YouTube video replay data is unfortunately not available through YouTube’s API, and it’s not a simple scrape job to get, so I built an API for fetching the replay heatmap data.

Pretty cool, but turning that data into something actionable is always better. What if we could use that data to determine which moments are the most popular?

This has many applications (growth, business, analytics) that I won’t get into here, but I will talk about how I went about processing the data to reliably determine what the most popular moments are from YouTube videos that contain replay data.

## Visualizing the Data

The video used to test is: https://www.youtube.com/watch?v=RusBe_8arLQ

This video has a replay heatmap like so:

The first thing to do is make a nice chart of the replays over time:

We’ll want to smooth that out to make it easier to process since there are so many little local peaks (we only care about the major ones). I wrote a simple algorithm for smoothing that works like this:

For each point:

- Get the point to the left (if exists)

- Ge the point to the right (if exists)

- Take the average of the point, 1/3 of the left point, and 1/3 of the right point.

- Multiply the final result by 1.9x to bring the final number up

This algorith is very primitive, but gives the points to the left and right a bit of influence over the center. Yet, it’s highly effective in smoothing the data. Since all of these values are relative anyway (from 0-1), we don’t need to maintain exact numbers.

The final result is far smoother and easier to process. We can see how fewer peaks there are, and how much clarity there is to the most popular moments:

## Processing the Data

The next step is to simply find all of the local maxima and minima. In simple terms, that means just finding all the relative high values and low values. We’ll put the high values in green and low values in blue:

If they don’t look entirely lined up, it’s because I added a pretty aggressive bezier to the graph, which deifnitely skews where the highest point is visually.

Another quality of life adjustment I made is to ignore local maxima that are less than 45% of the largest value in the graph. Relative to the rest of the video these moments aren’t very popular.

For a quick sanity check, we can project those points to the raw data and see how we immediately remove many small bumps from consideration:

Immediatelly we can see that there are some sections that we’d want to consider being the same moment:

In order to group these divisions into moments, we want to walk out from each maxima and determine whether we should consider the next maxima as part of the same moment or not.
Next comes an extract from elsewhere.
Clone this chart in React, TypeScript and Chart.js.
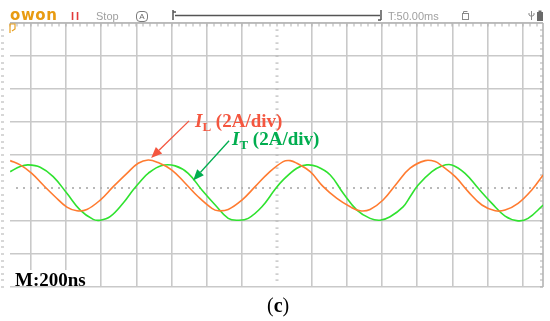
import React, { useEffect, useRef } from "react";
import { Chart, registerables } from "chart.js";

Chart.register(...registerables);

// ---- data (time in ns, t = 0 at the trigger / centre line; current in A) ----
const ilTime = [
  -1519, -1462, -1396, -1331, -1263, -1196, -1139, -1082, -1006, -932, -854, -790, -733, -676,
  -598, -522, -448, -370, -334, -277, -199, -124, -50, 36, 76, 114, 190, 264, 342, 418, 474,
  531, 605, 684, 759, 845, 902, 940, 1016, 1090, 1168, 1244, 1300, 1374, 1452, 1517,
];
const ilCurrent = [
  1.66, 1.4, 0.89, 0.18, -0.53, -1.16, -1.38, -1.3, -0.73, 0.08, 0.89, 1.5, 1.7, 1.54,
  1.09, 0.29, -0.53, -1.23, -1.38, -1.3, -0.73, 0.08, 0.89, 1.6, 1.66, 1.5, 0.99, 0.08, -0.63, -1.14, -1.38,
  -1.3, -0.73, 0.29, 1.2, 1.66, 1.6, 1.34, 0.69, -0.22, -1.03, -1.38, -1.34, -0.93, -0.12, 0.79,
];
const itTime = [
  -1519, -1462, -1417, -1348, -1274, -1196, -1120, -1046, -1006, -950, -875, -819, -779, -733,
  -655, -579, -505, -427, -351, -277, -220, -163, -85, -10, 36, 114, 171, 228, 304, 378, 456,
  531, 588, 645, 719, 759, 805, 883, 940, 997, 1072, 1147, 1225, 1300, 1374, 1431, 1517,
];
const itCurrent = [
  0.99, 1.3, 1.4, 1.26, 0.69, -0.32, -1.34, -1.9, -1.95, -1.74, -0.91, -0.12, 0.38, 0.89,
  1.36, 1.34, 0.89, -0.12, -1.03, -1.84, -1.95, -1.84, -1.14, -0.08, 0.49, 1.2, 1.4, 1.3, 0.79, -0.32, -1.34,
  -1.84, -1.95, -1.74, -1.14, -0.53, 0.18, 0.99, 1.34, 1.4, 0.89, -0.02, -0.93, -1.7, -1.99, -1.84, -1.03,
];

// grid: 200 ns/div horizontally, 2 A/div vertically
const timeTicks = [-1400, -1200, -1000, -800, -600, -400, -200, 0, 200, 400, 600, 800, 1000, 1200, 1400];
const currentTicks = [-6, -4, -2, 0, 2, 4, 6, 8, 10];
const timeMin = -1520;
const timeMax = 1516;
const currentMin = -6;
const currentMax = 10;

const IL_COLOR = "#ff7b30";
const IT_COLOR = "#2fe22f";
const IL_TEXT = "#f4563f";
const IT_TEXT = "#00ad4f";
const GRID = "#c9c9c9";

// arrow annotations [time, current]
const ilArrow = { from: [-500, 4.07], to: [-716, 1.82] };
const itArrow = { from: [-272, 2.86], to: [-477, 0.46] };

const SERIF = "'Liberation Serif', 'Times New Roman', serif";
const SANS = "'Liberation Sans', Arial, sans-serif";

function drawArrow(ctx: CanvasRenderingContext2D, x1: number, y1: number, x2: number, y2: number, color: string) {
  const ang = Math.atan2(y2 - y1, x2 - x1);
  const len = 11;
  const half = 4.5;
  const bx = x2 - Math.cos(ang) * len;
  const by = y2 - Math.sin(ang) * len;
  ctx.save();
  ctx.strokeStyle = color;
  ctx.fillStyle = color;
  ctx.lineWidth = 1.3;
  ctx.beginPath();
  ctx.moveTo(x1, y1);
  ctx.lineTo(bx, by);
  ctx.stroke();
  ctx.beginPath();
  ctx.moveTo(x2, y2);
  ctx.lineTo(bx + Math.sin(ang) * half, by - Math.cos(ang) * half);
  ctx.lineTo(bx - Math.sin(ang) * half, by + Math.cos(ang) * half);
  ctx.closePath();
  ctx.fill();
  ctx.restore();
}

const scopePlugin = {
  id: "scopeDecor",
  beforeDatasetsDraw(chart: any) {
    const ctx: CanvasRenderingContext2D = chart.ctx;
    const xs = chart.scales.x;
    const ys = chart.scales.y;
    const { left, right, top, bottom } = chart.chartArea;
    const cx = xs.getPixelForValue(0);
    const cy = ys.getPixelForValue(0);
    ctx.save();
    // dotted centre lines
    ctx.fillStyle = "#b9b9b9";
    for (let t = -1400 - 200; t <= timeMax; t += 40) {
      const px = xs.getPixelForValue(t);
      if (px < left + 3 || px > right - 3) continue;
      ctx.fillRect(Math.round(px) - 1, Math.round(cy) - 1, 2, 2);
    }
    for (let a = currentMin; a <= currentMax; a += 0.4) {
      const py = ys.getPixelForValue(a);
      if (py < top + 2 || py > bottom - 2) continue;
      ctx.fillRect(Math.round(cx) - 1.5, Math.round(py) - 0.5, 3, 1.2);
    }
    // minor ticks on the ruler, left and right edges
    ctx.fillStyle = "#b0b0b0";
    for (let t = -1400 - 200; t <= timeMax; t += 40) {
      const px = xs.getPixelForValue(t);
      if (px < left || px > right) continue;
      ctx.fillRect(Math.round(px) - 0.5, top, 1, 3.5);
    }
    for (let a = currentMin; a <= currentMax; a += 0.4) {
      const py = ys.getPixelForValue(a);
      ctx.fillRect(1, Math.round(py) - 0.5, 3, 1);
      ctx.fillRect(right - 3, Math.round(py) - 0.5, 3, 1);
    }
    // right border and top ruler line
    ctx.strokeStyle = "#b5b5b5";
    ctx.lineWidth = 1.6;
    ctx.beginPath();
    ctx.moveTo(right, top);
    ctx.lineTo(right, bottom);
    ctx.moveTo(left, top);
    ctx.lineTo(right, top);
    ctx.stroke();
    ctx.restore();
  },
  afterDatasetsDraw(chart: any) {
    const ctx: CanvasRenderingContext2D = chart.ctx;
    const xs = chart.scales.x;
    const ys = chart.scales.y;
    const px = (p: number[]) => [xs.getPixelForValue(p[0]), ys.getPixelForValue(p[1])];
    const [a1, b1] = px(ilArrow.from);
    const [a2, b2] = px(ilArrow.to);
    drawArrow(ctx, a1, b1, a2, b2, IL_TEXT);
    const [c1, d1] = px(itArrow.from);
    const [c2, d2] = px(itArrow.to);
    drawArrow(ctx, c1, d1, c2, d2, IT_TEXT);

    // header graphics (time-base bar and status icons)
    ctx.save();
    ctx.strokeStyle = "#555";
    ctx.lineWidth = 1.5;
    ctx.beginPath();
    ctx.moveTo(173, 10);
    ctx.lineTo(173, 20);
    ctx.moveTo(173, 12);
    ctx.lineTo(176, 12);
    ctx.moveTo(175, 15.5);
    ctx.lineTo(380, 15.5);
    ctx.moveTo(381, 10);
    ctx.lineTo(381, 20);
    ctx.moveTo(378, 20);
    ctx.lineTo(381, 20);
    ctx.stroke();
    // clipboard icon
    ctx.strokeStyle = "#8a8a8a";
    ctx.lineWidth = 1;
    ctx.strokeRect(462.5, 13.5, 6, 6);
    ctx.beginPath();
    ctx.moveTo(463.5, 13.5);
    ctx.lineTo(463.5, 11.5);
    ctx.lineTo(467.5, 11.5);
    ctx.stroke();
    // usb
    ctx.strokeStyle = "#8a8a8a";
    ctx.beginPath();
    ctx.moveTo(531.5, 11);
    ctx.lineTo(531.5, 20);
    ctx.moveTo(529, 13);
    ctx.lineTo(529, 15);
    ctx.lineTo(531.5, 16.5);
    ctx.moveTo(534, 13);
    ctx.lineTo(534, 15);
    ctx.lineTo(531.5, 16.5);
    ctx.stroke();
    // battery
    ctx.fillStyle = "#6a6a6a";
    ctx.fillRect(537, 12, 6, 9);
    ctx.fillRect(538.5, 10.5, 3, 1.5);
    // trigger marker
    ctx.strokeStyle = "#e8a020";
    ctx.lineWidth = 1.2;
    ctx.beginPath();
    ctx.moveTo(10, 24);
    ctx.lineTo(15, 24);
    ctx.lineTo(15, 29);
    ctx.lineTo(12, 31);
    ctx.moveTo(10, 24);
    ctx.lineTo(10, 33);
    ctx.stroke();
    ctx.restore();
  },
};

function Txt(props: {
  left: number;
  baseline: number;
  size: number;
  family: string;
  color: string;
  weight?: string | number;
  k?: number;
  style?: React.CSSProperties;
  children: React.ReactNode;
}) {
  const k = props.k ?? 0.8375;
  return (
    <div
      style={{
        position: "absolute",
        left: props.left,
        top: props.baseline - k * props.size,
        fontSize: props.size,
        lineHeight: `${props.size}px`,
        fontFamily: props.family,
        color: props.color,
        fontWeight: props.weight ?? "normal",
        whiteSpace: "nowrap",
        ...props.style,
      }}
    >
      {props.children}
    </div>
  );
}

export default function App() {
  const canvasRef = useRef<HTMLCanvasElement | null>(null);

  useEffect(() => {
    const canvas = canvasRef.current;
    if (!canvas) return;
    const chart = new Chart(canvas, {
      type: "line",
      data: {
        datasets: [
          {
            label: "IL",
            data: ilTime.map((t, i) => ({ x: t, y: ilCurrent[i] })),
            borderColor: IL_COLOR,
            borderWidth: 1.6,
            pointRadius: 0,
            tension: 0.4,
            fill: false,
          },
          {
            label: "IT",
            data: itTime.map((t, i) => ({ x: t, y: itCurrent[i] })),
            borderColor: IT_COLOR,
            borderWidth: 1.6,
            pointRadius: 0,
            tension: 0.4,
            fill: false,
          },
        ],
      },
      options: {
        responsive: false,
        maintainAspectRatio: false,
        devicePixelRatio: 1,
        animation: false,
        layout: { padding: { left: 10, top: 23, right: 7, bottom: 34 } },
        plugins: { legend: { display: false }, tooltip: { enabled: false }, title: { display: false } },
        scales: {
          x: {
            type: "linear",
            min: timeMin,
            max: timeMax,
            afterBuildTicks: (scale: any) => {
              scale.ticks = timeTicks.map((v) => ({ value: v }));
            },
            ticks: { display: false },
            border: { display: false },
            grid: {
              drawTicks: false,
              lineWidth: 1.6,
              color: (c: any) => (c.tick && c.tick.value === 0 ? "rgba(0,0,0,0)" : GRID),
            },
          },
          y: {
            type: "linear",
            min: currentMin,
            max: currentMax,
            afterBuildTicks: (scale: any) => {
              scale.ticks = currentTicks.map((v) => ({ value: v }));
            },
            ticks: { display: false },
            border: { display: false },
            grid: {
              drawTicks: false,
              lineWidth: 1.6,
              color: (c: any) => (c.tick && c.tick.value === 0 ? "rgba(0,0,0,0)" : GRID),
            },
          },
        },
      },
      plugins: [scopePlugin],
    } as any);
    return () => chart.destroy();
  }, []);

  return (
    <div
      style={{
        position: "fixed",
        left: 0,
        top: 0,
        width: 550,
        height: 321,
        background: "#ffffff",
        overflow: "hidden",
      }}
    >
      <canvas ref={canvasRef} width={550} height={321} style={{ position: "absolute", left: 0, top: 0, width: 550, height: 321 }} />

      {/* header */}
      <Txt left={10} baseline={20.5} size={15} family="'DejaVu Sans', sans-serif" weight="bold" color="#e89b12" k={0.846} style={{ letterSpacing: "0.6px" }}>
        owon
      </Txt>
      <Txt left={71} baseline={20} size={11} family={SANS} weight="bold" color="#e23a3a" k={0.8465} style={{ letterSpacing: "2px" }}>
        II
      </Txt>
      <Txt left={96} baseline={20} size={11} family={SANS} color="#a0a0a0" k={0.8465}>
        Stop
      </Txt>
      <div
        style={{
          position: "absolute",
          left: 136,
          top: 11,
          width: 10,
          height: 9,
          border: "1px solid #7a7a7a",
          borderRadius: 4,
          fontFamily: SANS,
          fontSize: 8,
          lineHeight: "9px",
          textAlign: "center",
          color: "#6a6a6a",
        }}
      >
        A
      </div>
      <Txt left={388} baseline={20} size={11} family={SANS} color="#a0a0a0" k={0.8465}>
        T:50.00ms
      </Txt>

      {/* channel labels */}
      <Txt left={195} baseline={127} size={19} family={SERIF} weight="bold" color={IL_TEXT}>
        <i>I</i>
        <span style={{ fontSize: 13, position: "relative", top: 4 }}>L</span> (2A/div)
      </Txt>
      <Txt left={232} baseline={145} size={19} family={SERIF} weight="bold" color={IT_TEXT}>
        <i>I</i>
        <span style={{ fontSize: 13, position: "relative", top: 4 }}>T</span> (2A/div)
      </Txt>

      {/* time base */}
      <div style={{ position: "absolute", left: 12, top: 270, width: 80, height: 16, background: "#fff" }} />
      <Txt left={15} baseline={286} size={19} family={SERIF} weight="bold" color="#000">
        M:200ns
      </Txt>

      {/* caption */}
      <Txt left={267} baseline={311.5} size={20} family={SERIF} color="#000">
        (<b>c</b>)
      </Txt>
    </div>
  );
}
We can introduce another algorithm that works as follows:

Sort the local maxima descending in value, and for each local maxima:

- Walk left and right from the current maxima to find the next maxima

- Find all local minima between the target and nearest maxima

- If the near maxima is too close, then we remove that maxima and the minima between

- If far enough, but all of the minima are greater than 65% of both of the maxima, we remove all the minima and delete the border local maxima

- If too far, then we skip

- Keep doing this until step #3,4, 5 don’t remove anything

This process will remove all of the trailing local maxima highlighted in red above that should clearly be the same “moment”:

Now from each of the local maxima (green), we walk left and right until we hit the first local minima. That is our “popular moment”.

To illustrate the bounds of the moments, I’ll create red boxes with black borders around each of those moments:

BOOM! We’ve now just calculated the most popular moments on YouTube videos! Note that popular moments can end either at the local minima, or the start/end of a video.

To make the system a bit more flexible, we can parameterize how long or short the “moment” can be in duration, which will chop the longer segments up. If we take a max distance of 30 seconds between maxima, the longer moment gets divided up:

As you can see, the moment at 04:58 has been divided into two moments.

## Testing on Other Videos

To make sure that this isn’t a one-trick pony and only works on this data set, we can run some tests on other data set sfrom other videos of varying length.

Here are some images of applying the same process to other video replay heatmaps (40s max moment, 10s min):

Obviously the moments can be adjusted by humans, but the primitive suggestion allows automation of some pretty awesome optimization of content creation.